R: Thank you very much. As has been reviewed by Kawai and Wada [8], the diurnal variation of SST is only influenced by air-sea heat exchange especially related to the variation of solar radiation and wind speed. Thus, this phenomenon is not related with the ocean current system. The high solar radiation and low wind speed lead to the high dSST. This makes high dSST corresponds to the occurrence of HE in western equatorial Pacific as investigated in this study.

Additional references

Qin, H., H. Kawamura, F. Sakaida, and K. Ando (2008), A case study of the tropical hot event in November 2006 (HE0611) using a geostationary meteorological satellite and the TAO/TRITON mooring array, J. Geophys.
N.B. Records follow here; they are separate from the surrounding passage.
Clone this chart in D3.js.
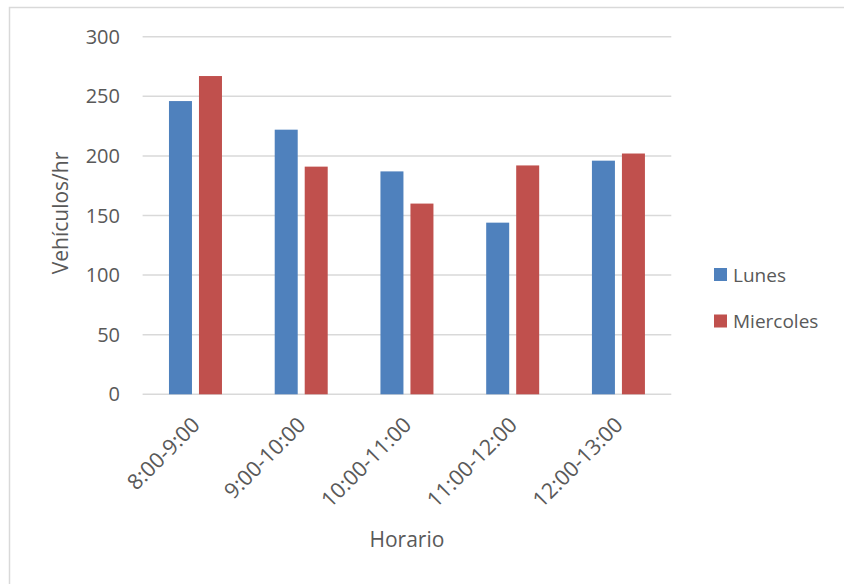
<!DOCTYPE html>
<html>
<head>
<meta charset="utf-8">
<script src="https://cdn.jsdelivr.net/npm/d3@7"></script>
<style>
  html, body { margin: 0; padding: 0; background: #fff; }
  svg text { font-family: "Open Sans", "Liberation Sans", sans-serif; fill: #595959; }
</style>
</head>
<body>
<svg id="chart" width="844" height="584"></svg>
<script>
const categories = ["8:00-9:00", "9:00-10:00", "10:00-11:00", "11:00-12:00", "12:00-13:00"];
const seriesNames = ["Lunes", "Miercoles"];
const lunes = [246, 222, 187, 144, 196];
const miercoles = [267, 191, 160, 192, 202];
const yTicks = [0, 50, 100, 150, 200, 250, 300];
const colors = ["#4F81BD", "#C0504D"];
const yTitle = "Vehículos/hr";
const xTitle = "Horario";

const seriesValues = [lunes, miercoles];
const svg = d3.select("#chart");

// chart border
svg.append("rect")
  .attr("x", 9.5).attr("y", 7.5)
  .attr("width", 900).attr("height", 600)
  .attr("fill", "none").attr("stroke", "#d9d9d9").attr("stroke-width", 1.5);

const plot = { left: 142.6, right: 671.3, top: 36.7, bottom: 394.3 };

const x = d3.scaleBand().domain(categories).range([plot.left, plot.right]).paddingInner(0).paddingOuter(0);
const y = d3.scaleLinear().domain([0, 300]).range([plot.bottom, plot.top]);

const groupW = 53;
const x1 = d3.scaleBand().domain(seriesNames).range([0, groupW]).paddingInner(7 / 30).paddingOuter(0);

// gridlines
svg.append("g").selectAll("line").data(yTicks).join("line")
  .attr("x1", plot.left).attr("x2", plot.right)
  .attr("y1", d => y(d)).attr("y2", d => y(d))
  .attr("stroke", "#d9d9d9").attr("stroke-width", 1.5);

// y tick labels
svg.append("g").selectAll("text").data(yTicks).join("text")
  .attr("x", 120).attr("y", d => y(d))
  .attr("dy", "0.35em")
  .attr("text-anchor", "end")
  .style("font-size", "20px")
  .text(d => d);

// bars
seriesNames.forEach((s, si) => {
  svg.append("g").selectAll("rect").data(categories).join("rect")
    .attr("x", c => x(c) + x.bandwidth() / 2 - groupW / 2 + x1(s))
    .attr("y", (c, i) => y(seriesValues[si][i]))
    .attr("width", x1.bandwidth())
    .attr("height", (c, i) => y(0) - y(seriesValues[si][i]))
    .attr("fill", colors[si]);
});

// x tick labels
svg.append("g").selectAll("text").data(categories).join("text")
  .attr("transform", c => `translate(${x(c) + x.bandwidth() / 2 + 0.5},${421}) rotate(-45)`)
  .attr("dy", "0.35em")
  .attr("text-anchor", "end")
  .style("font-size", "21.5px")
  .text(c => c);

// axis titles
svg.append("text")
  .attr("transform", `translate(${61},${213}) rotate(-90)`)
  .attr("text-anchor", "middle")
  .attr("dy", "0.35em")
  .style("font-size", "21px")
  .text(yTitle);

svg.append("text")
  .attr("x", (plot.left + plot.right) / 2).attr("y", 540)
  .attr("text-anchor", "middle")
  .attr("dy", "0.35em")
  .style("font-size", "21px")
  .text(xTitle);

// legend
const legend = svg.append("g");
seriesNames.forEach((s, i) => {
  const ly = 275 + i * 46.5;
  legend.append("rect")
    .attr("x", 714).attr("y", ly - 7).attr("width", 13).attr("height", 13)
    .attr("fill", colors[i]);
  legend.append("text")
    .attr("x", 733).attr("y", ly)
    .attr("dy", "0.35em")
    .style("font-size", "19px")
    .text(s);
});
</script>
</body>
</html>
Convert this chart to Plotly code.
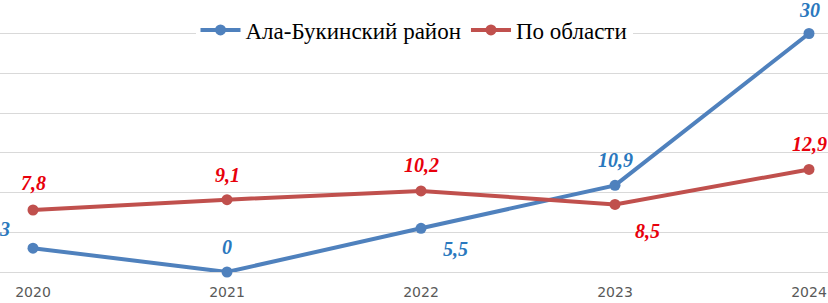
import plotly.graph_objects as go

years = ["2020", "2021", "2022", "2023", "2024"]
district_name = "Ала-Букинский район"
district_values = [3, 0, 5.5, 10.9, 30]
region_name = "По области"
region_values = [7.8, 9.1, 10.2, 8.5, 12.9]

# label offsets in px (style)
district_offsets = [(-29, 19), (0, 25), (34, -21), (0, 25), (0, 24)]
region_offsets = [(0, 27), (0, 25), (0, 26), (32, -27), (0, 25)]

BLUE_LINE = "#4F81BD"
RED_LINE = "#C0504D"
BLUE_TXT = "#2A78BE"
RED_TXT = "#E8000B"
SERIF = "Liberation Serif"

xs = list(range(len(years)))

def fmt(v):
    return f"{v:g}".replace(".", ",")

fig = go.Figure()
fig.add_trace(go.Scatter(x=xs, y=district_values, name=district_name, mode="lines+markers",
                         line=dict(color=BLUE_LINE, width=4), marker=dict(size=11, color=BLUE_LINE),
                         cliponaxis=False))
fig.add_trace(go.Scatter(x=xs, y=region_values, name=region_name, mode="lines+markers",
                         line=dict(color=RED_LINE, width=4), marker=dict(size=11, color=RED_LINE),
                         cliponaxis=False))

annos = []
for vals, offs, col in [(district_values, district_offsets, BLUE_TXT), (region_values, region_offsets, RED_TXT)]:
    for x, v, (dx, dy) in zip(xs, vals, offs):
        annos.append(dict(x=x, y=v, text=f"<b><i>{fmt(v)}</i></b>", showarrow=False,
                          xshift=dx, yshift=dy, font=dict(family=SERIF, size=20, color=col),
                          xanchor="center", yanchor="middle"))

fig.update_layout(
    width=828, height=303,
    margin=dict(l=0, r=0, t=0, b=31),
    paper_bgcolor="white", plot_bgcolor="white",
    showlegend=True,
    legend=dict(orientation="h", x=0.5, xanchor="center", y=(272 - 30) / 272, yanchor="middle",
                bgcolor="white", font=dict(family=SERIF, size=23, color="black"),
                itemwidth=40, tracegroupgap=0),
    annotations=annos,
    xaxis=dict(range=[-33 / 194, 4 + 19 / 194], tickvals=xs, ticktext=years, showgrid=False,
               zeroline=False, showline=False, ticks="", ticklabelstandoff=10,
               tickfont=dict(family="DejaVu Sans", size=14, color="#595959"), automargin=False),
    yaxis=dict(range=[0, 272 / 7.95], dtick=5, tick0=0, showticklabels=False, showgrid=True,
               gridcolor="#D9D9D9", gridwidth=1, zeroline=True, zerolinecolor="#D9D9D9",
               zerolinewidth=1, automargin=False),
)

fig.write_html("out.html", config={"displayModeBar": False},
               post_script="document.body.style.margin='0px';")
Res. 113, C08045, doi:10.1029/2007JC004640.

Qin, H., and H. Kawamura (2009a), Surface heat fluxes during hot events, J. Oceanogr. 65, 605-613.

Qin, H., and H. Kawamura (2009b), Atmosphere response to a hot SST event in November 2006 as observed by AIRS instrument, Adv. Space. Res. 44, 395-400, doi:10.1016/j.asr.2009.03.003.

Qin, H., and H. Kawamura (2010), Air-sea interaction throughout the troposphere over a very high sea surface temperature, Geophys. Res. Let., 37, 1-4. doi:10.1029/2009GL041685.

Round 2

Reviewer 1 Report

The comments and suggestions were adressed and the paper can be accepted

Reviewer 2 Report

The comments were addressed and the MS can be accepted.